Alaska’s aviation market operates unlike any other in the United States. With more pilots per capita than any other state and aircraft serving as essential transportation infrastructure rather than luxury items, one would expect robust market data for hangars, aircraft values, and lease rates. Yet professionals conducting aircraft appraisals and airport lease market rate studies in Alaska face a persistent and frustrating reality: reliable, verifiable transaction data simply does not exist in any centralized or publicly accessible form. This absence of data creates significant challenges for appraisers, airport operators, lenders, and aircraft owners who need accurate valuations and market rate determinations for business decisions, financing, or regulatory compliance.
The fundamental problem stems from how Alaska’s aviation real estate market operates. Unlike residential or commercial real estate transactions that flow through Multiple Listing Services and are recorded in public databases, hangar rentals and sales occur almost entirely through informal channels. A comprehensive search of major aviation listing platforms including Barnstormers, Controller, and HangarTrader revealed no active Alaska hangar rental listings with published pricing as of January 2026. Similarly, searches of Craigslist Alaska and alaskaslist.com produced minimal results. What scattered data points exist come primarily from decade-old forum discussions. Many lease rate sources require a log-in to a state system, designed for applicants and tenants. The market operates through word-of-mouth referrals, direct contacts with Fixed Base Operators, private hangar associations with confidential pricing structures, and social media platforms like Facebook Marketplace where historical transaction data cannot be systematically retrieved or verified.

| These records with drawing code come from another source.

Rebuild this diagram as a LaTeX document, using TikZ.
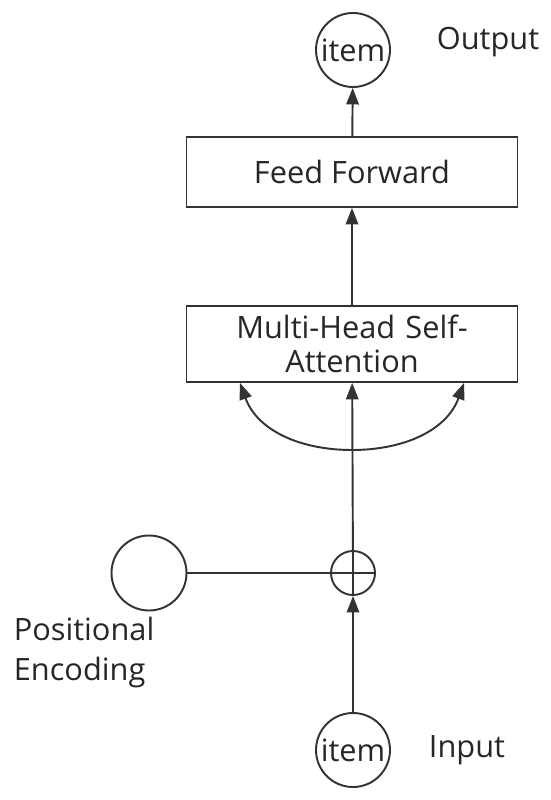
\documentclass[tikz,border=0pt]{standalone}
\usepackage{fontspec}
\setmainfont{Open Sans}
\usetikzlibrary{arrows.meta}

\begin{document}
\begin{tikzpicture}
[>={Triangle[length=3.3mm, width=2.5mm]}, line width=1.1pt, draw=black!80, text=black!85,
 font=\fontsize{17.5}{22}\selectfont,
 token/.style={circle, draw, inner sep=0, minimum size=1.48cm},
 layer/.style={rectangle, draw, inner sep=0, minimum width=6.62cm, align=center},
 sum/.style={circle, draw, inner sep=0, minimum size=0.88cm}]
\useasboundingbox (0, 0) rectangle (11, -16);
\node (out) [token] at (7.06, -1.0) {item};
\node (outlabel) at (9.76, -0.84) {Output};
\node (ff) [layer, minimum height=1.4cm] at (7.04, -3.44) {Feed Forward};
\node (mhsa) [layer, minimum height=1.52cm, text width=5cm] at (7.04, -6.88) {Multi-Head Self-\\[-3pt]Attention};
\coordinate (bend) at (7.04, -9.0);
\node (plus) [sum] at (7.06, -11.46) {};
\draw (plus.north) -- (plus.south) (plus.west) -- (plus.east);
\node (pe) [token, minimum size=1.5cm] at (2.98, -11.46) {};
\node (pelabel) [anchor=west, align=left] at (0.14, -13.05) {Positional\\[1pt]Encoding};
\node (in) [token] at (7.06, -15.0) {item};
\node (inlabel) at (9.34, -15.0) {Input};
\draw [->] (in) -- (plus);
\draw [->] (plus) -- (mhsa);
\draw (pe) -- (plus);
\draw [->] (bend) to [out=180, in=-70, looseness=1.0] ([xshift=-2.24cm]mhsa.south);
\draw [->] (bend) to [out=0, in=-110, looseness=1.0] ([xshift=2.24cm]mhsa.south);
\draw [->] (mhsa) -- (ff);
\draw [->] (ff) -- (out);
\end{tikzpicture}
\end{document}
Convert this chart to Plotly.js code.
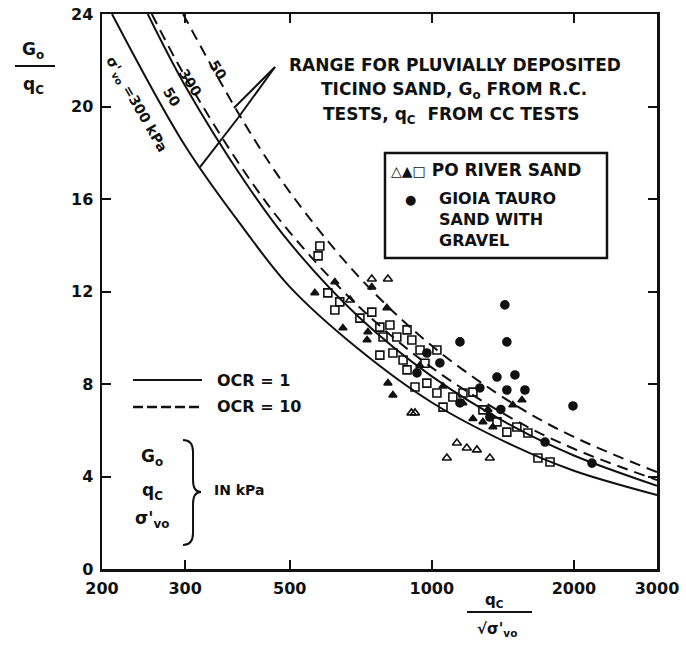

This data vacuum has serious implications for market participants. When appraisers or consultants produce valuation reports or market studies with precise figures and confident conclusions but lack adequate supporting documentation or comparable sales data, those findings should be viewed with appropriate skepticism. The reality is that determining fair market value for Alaska hangars or establishing defensible lease rates often requires time-intensive primary research: conducting direct surveys of airport operators, interviewing hangar owners willing to disclose rental rates, analyzing limited public records from municipal airports, and triangulating scattered data points to arrive at reasonable ranges rather than exact figures. Any professional claiming to produce precise Alaska aviation valuations without extensive field research and transparent disclosure of data limitations is likely overstating the certainty of their conclusions.
The consequences of poor data extend beyond individual transactions. Airport operators attempting to set competitive yet fair lease rates lack benchmarking data from comparable facilities. Lenders evaluating hangar collateral struggle to determine appropriate loan-to-value ratios without reliable comparables. Aircraft owners considering hangar purchases or long-term leases cannot easily assess whether quoted prices reflect market rates or opportunistic pricing in a supply-constrained environment. Insurance underwriters face challenges establishing appropriate coverage limits and premiums without historical claims data correlated to specific Alaska locations and conditions. The entire ecosystem operates with less transparency and efficiency than would be possible with better data infrastructure.
Moving forward, stakeholders in Alaska’s aviation community should advocate for improved market transparency while maintaining realistic expectations about current capabilities. Airport authorities could consider publishing anonymized lease rate ranges for their facilities. Industry associations might develop voluntary reporting mechanisms where hangar owners and FBOs share rental rate data in aggregate form. Professionals producing valuations and market studies should be held to high standards of documentation, clearly distinguishing between verified comparable transactions, estimated ranges based on limited data, and professional judgment applied in the absence of hard evidence. Until Alaska’s aviation real estate market develops more robust data infrastructure, consumers should insist on detailed methodology sections, comprehensive citation of sources, and honest acknowledgment of uncertainty ranges in any valuation product or market study they receive. In a market operating largely on relationships and institutional knowledge, transparency about what we don’t know is just as valuable as documenting what we do.
Note: This article specifically addresses the difficulty of obtaining verifiable market data for Alaska aviation real estate transactions. The limited number of citations reflects the core problem discussed: the absence of publicly available, documented transaction data in Alaska’s aviation hangar market. Data points from forum discussions represent anecdotal information rather than verified comparable sales, which is precisely the challenge facing appraisers and market analysts.